Getting back to tax credits: Iowa lawmakers created a new solar tax credit during horse-trading toward the end of the 2012 legislative session. A report from the Department of Revenue shows that during 2012, 50 individuals claimed a total of $108,936 solar tax credits, and 14 corporations claimed a total of $66,676 in solar tax credits.

Total awards were $175,612 for the year to-date, $1.32 million below the award cap for calendar year 2012. The 01/01/2012-12/21/2012 average award for an individual was $2,179 and the average corporate award was $4,763. The current numbers are as of December 21, 2012.

Last week Bleeding Heartland user greggheide explained how the solar tax credit law could be improved to stimulate more distributed renewable energy generation.
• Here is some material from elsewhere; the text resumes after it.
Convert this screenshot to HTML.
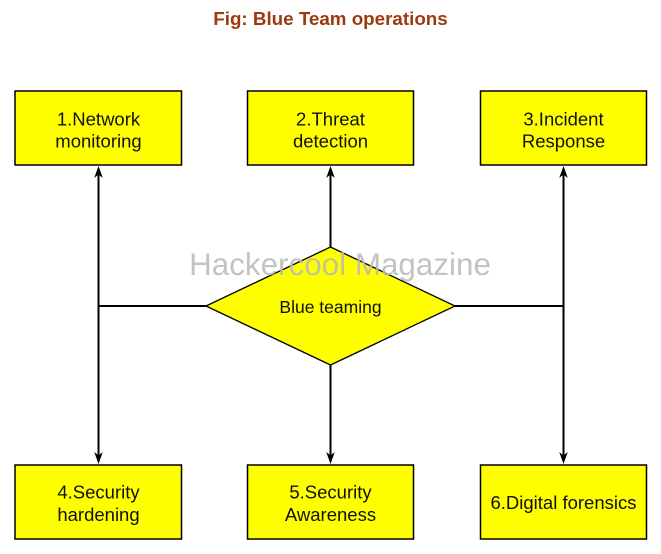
<!DOCTYPE html>
<html>
<head>
<meta charset="utf-8">
<style>
html,body{margin:0;padding:0;background:#fff;}
svg{display:block;}
</style>
</head>
<body>
<svg width="661" height="554" viewBox="0 0 661 554" xmlns="http://www.w3.org/2000/svg">
  <rect width="661" height="554" fill="#fff"/>
  <text x="330.5" y="25" text-anchor="middle" font-family="Liberation Sans, Arial, sans-serif" font-weight="bold" font-size="18.8" fill="#9c3a0e">Fig: Blue Team operations</text>

  <!-- connectors -->
  <g stroke="#000" stroke-width="2" fill="none">
    <line x1="98.5" y1="306" x2="206" y2="306"/>
    <line x1="455" y1="306" x2="563.5" y2="306"/>
    <line x1="98.5" y1="172" x2="98.5" y2="457"/>
    <line x1="330.5" y1="247" x2="330.5" y2="172"/>
    <line x1="330.5" y1="365" x2="330.5" y2="457"/>
    <line x1="563.5" y1="172" x2="563.5" y2="457"/>
  </g>
  <g fill="#000">
    <polygon points="98.5,166 94.2,178 98.5,174.5 102.8,178"/>
    <polygon points="330.5,166 326.2,178 330.5,174.5 334.8,178"/>
    <polygon points="563.5,166 559.2,178 563.5,174.5 567.8,178"/>
    <polygon points="98.5,464 94.2,452 98.5,455.5 102.8,452"/>
    <polygon points="330.5,464 326.2,452 330.5,455.5 334.8,452"/>
    <polygon points="563.5,464 559.2,452 563.5,455.5 567.8,452"/>
  </g>

  <!-- boxes -->
  <g stroke="#000" stroke-width="1.5" fill="#ffff00">
    <rect x="15" y="91" width="166.5" height="74"/>
    <rect x="247.5" y="91" width="166" height="74"/>
    <rect x="480.5" y="91" width="166" height="74"/>
    <rect x="15" y="465" width="166.5" height="74"/>
    <rect x="247.5" y="465" width="166" height="74"/>
    <rect x="480.5" y="465" width="166" height="74"/>
  </g>

  <!-- diamond -->
  <polygon points="330.5,247 455,306 330.5,365 206,306" fill="#ffff00" stroke="#000" stroke-width="1.3"/>

  <g font-family="Liberation Sans, Arial, sans-serif" font-size="18.5" fill="#111" text-anchor="middle">
    <text x="98.5" y="125.5">1.Network</text>
    <text x="98.5" y="147.5">monitoring</text>
    <text x="330.5" y="125.5">2.Threat</text>
    <text x="330.5" y="147.5">detection</text>
    <text x="563.5" y="125.5">3.Incident</text>
    <text x="563.5" y="147.5">Response</text>
    <text x="98.5" y="498.5">4.Security</text>
    <text x="98.5" y="521">hardening</text>
    <text x="330.5" y="498.5">5.Security</text>
    <text x="330.5" y="521">Awareness</text>
    <text x="563.5" y="509">6.Digital forensics</text>
  </g>
  <text x="330.5" y="313" text-anchor="middle" font-family="Liberation Sans, Arial, sans-serif" font-size="17.5" fill="#111">Blue teaming</text>

  <!-- watermark -->
  <text x="340" y="275" text-anchor="middle" font-family="Liberation Sans, Arial, sans-serif" font-size="31.4" fill="#b8b8b8" fill-opacity="0.85">Hackercool Magazine</text>
</svg>
</body>
</html>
The legislature’s 2013 session begins on Monday. I hope lawmakers will again vote to raise Iowa’s earned income tax credit. Doing so would benefit more than 200,000 households which could use the help. We’re coming out of a “lost decade” economically for low- and middle-income Iowans. Child poverty is a big and growing problem here. Many children living in poverty have working parents who would benefit from an increase in the earned income tax credit. Incidentally, the largest pockets of poverty in Iowa are in “regional centers,” towns with a population between 10,000 and 50,000, according to the Des Moines-based Child & Family Policy Center.

In 2011, the Iowa House and Senate twice approved tax bills including an increase in the earned income tax credit. Governor Terry Branstad line-item vetoed the measure twice, hoping to use the issue as leverage to obtain cuts in income taxes and commercial property taxes.